CHICAGO (CBS) — A new exhibit about the tragic aftermath of Orlando’s Pulse Nightclub shooting now hangs inside a Chicago high school. Those who brought the exhibit say it’s helping some students open up about their own fears.

“I can walk through and tell you a little bit about most all of them,” said Angie Wines while glancing at portraits of the Pulse Nightclub shooting victims that now hang inside Chicago’s Amundsen High School.

“And I can relate to a lot of them, too,” Wines said.

They line a west wall, connected by a banner with the hand prints of police, first responders and other people who tried to help the 49 victims after a gunman opened fire inside the LGBTQ nightclub in 2016.

“This memorial demonstrates compassion and acceptance and understanding,” Wines said. “High schools, I think, are a great age group to start some of these messages.”

All are reasons Wines, who owns a local business, helped bring it to the school, the only high school in the country to host it.

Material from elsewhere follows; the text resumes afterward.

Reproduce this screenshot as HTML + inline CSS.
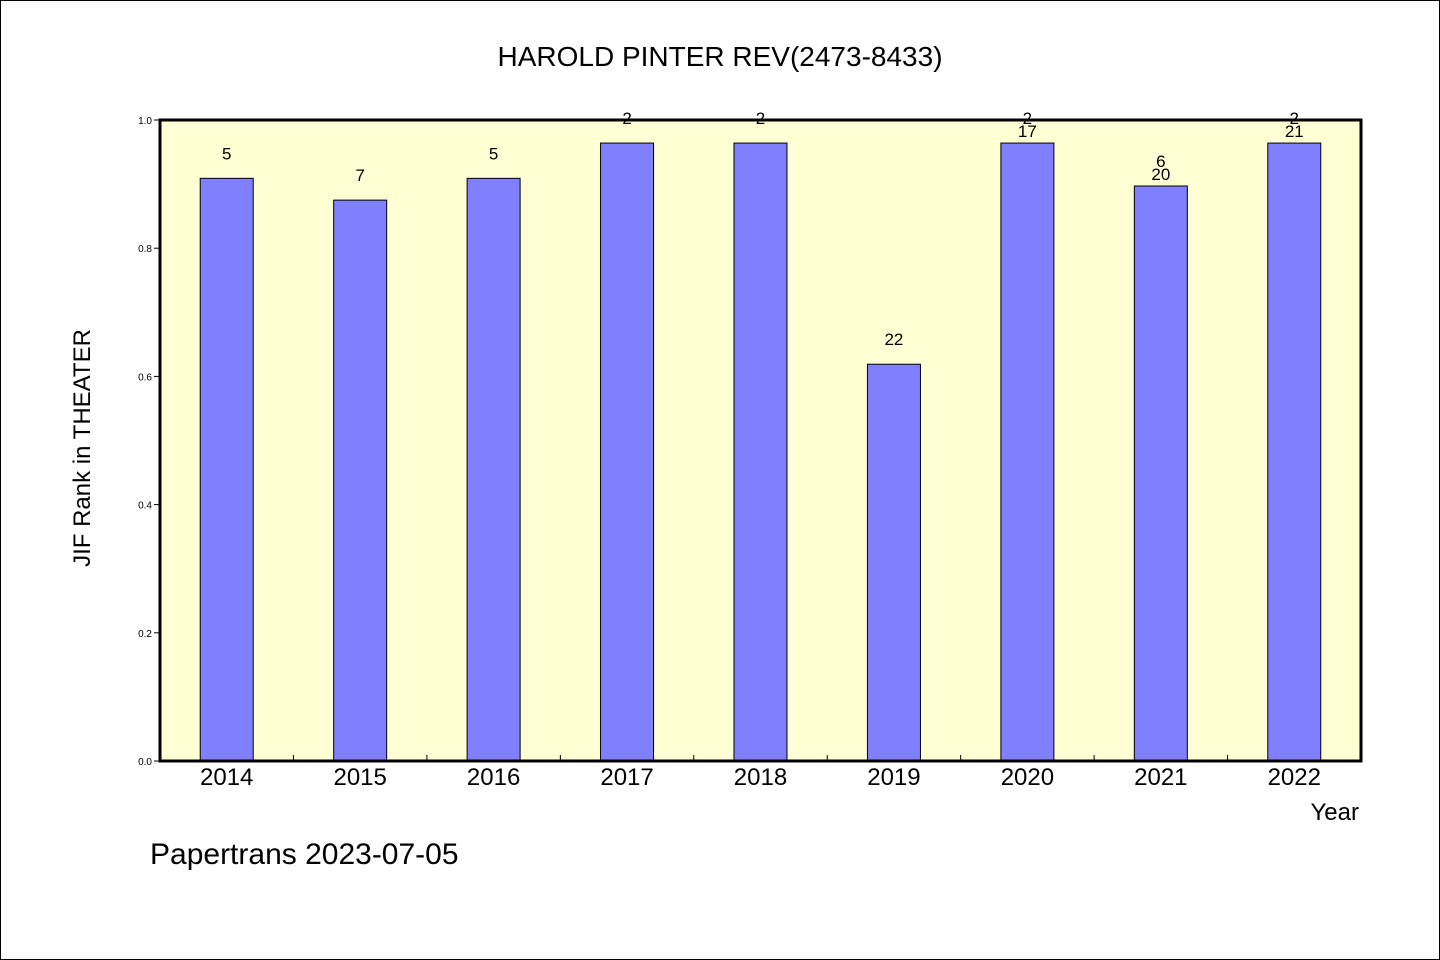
<!DOCTYPE html>
<html><head><meta charset="utf-8"><style>
body{margin:0;background:#fff}
svg{display:block;font-family:"WenQuanYi Zen Hei","Liberation Sans",sans-serif}
</style></head><body>
<svg width="1440" height="960" xmlns="http://www.w3.org/2000/svg" id="chart">
<rect x="0.5" y="0.5" width="1439" height="959" fill="#fff" stroke="#000"/>
<text x="720" y="66" text-anchor="middle" font-size="28">HAROLD PINTER REV(2473-8433)</text>
<rect x="160" y="120" width="1201" height="641" fill="#ffffd4"/>
<g id="marks"></g>
<rect x="160" y="120" width="1201" height="641" fill="none" stroke="#000" stroke-width="3"/>
<text transform="translate(90,448) rotate(-90)" text-anchor="middle" font-size="24">JIF Rank in THEATER</text>
<text x="1359" y="820" text-anchor="end" font-size="24">Year</text>
<text x="150" y="864" font-size="30">Papertrans 2023-07-05</text>
</svg>
<script>
const categories=["2014","2015","2016","2017","2018","2019","2020","2021","2022"];
const values=[0.909,0.875,0.909,0.964,0.964,0.619,0.964,0.897,0.964];
const labels1=["5","7","5","2","2","22","2","6","2"];
const labels2=["","","","","","","17","20","21"];
const yTicks=[0,0.2,0.4,0.6,0.8,1.0];
const yTickLabels=["0.0","0.2","0.4","0.6","0.8","1.0"];
const NS="http://www.w3.org/2000/svg";
const X0=160,X1=1361,Y0=761,Y1=120;
const band=(X1-X0)/categories.length;
const xs=i=>X0+band*(i+0.5);
const ys=v=>Y0-(Y0-Y1)*v;
const g=document.getElementById('marks');
function mk(t,a){const e=document.createElementNS(NS,t);for(const k in a)e.setAttribute(k,a[k]);g.appendChild(e);return e;}
yTicks.forEach((v,i)=>{
 const l=mk('line',{x1:X0-6,x2:X0,y1:ys(v),y2:ys(v),stroke:'#000'});
 
 
 const t=mk('text',{x:X0-8,y:ys(v)+4,'text-anchor':'end','font-size':10});
 t.textContent=yTickLabels[i];
 
 
});
categories.forEach((c,i)=>{
 if(i>0){const tk=mk('line',{x1:X0+band*i,x2:X0+band*i,y1:Y0,y2:Y0-6,stroke:'#000'});
 
 }
 const bw=53,top=ys(values[i]);
 const b=mk('rect',{x:xs(i)-bw/2,y:top,width:bw,height:Y0-top,fill:'#8080ff',stroke:'#000','stroke-width':1});
 
 
 const t=mk('text',{x:xs(i),y:top-19,'text-anchor':'middle','font-size':17});
 t.textContent=labels1[i];
 
 
 if(labels2[i]){const t2=mk('text',{x:xs(i),y:top-6,'text-anchor':'middle','font-size':17});
 t2.textContent=labels2[i];
 
 }
 const xl=mk('text',{x:xs(i),y:785,'text-anchor':'middle','font-size':24});
 xl.textContent=c;
 
 
});
</script>
</body></html>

“Teachers have been doing lessons around the memorial, reading literature around the memorial, ringing their students down to view the memorial. And this has opened up conversations that are sometimes very difficult to have with students,” said Amundsen Assistant Principal Kristi Eilers.

It brings up conversations about hate, sexuality, mass shootings and fear it could happen to them.

“It’s too often that we hear it, we focus on it for a month, and then it just disappears when they shouldn’t,” said student Toni Del Valle. “They should be learned from.”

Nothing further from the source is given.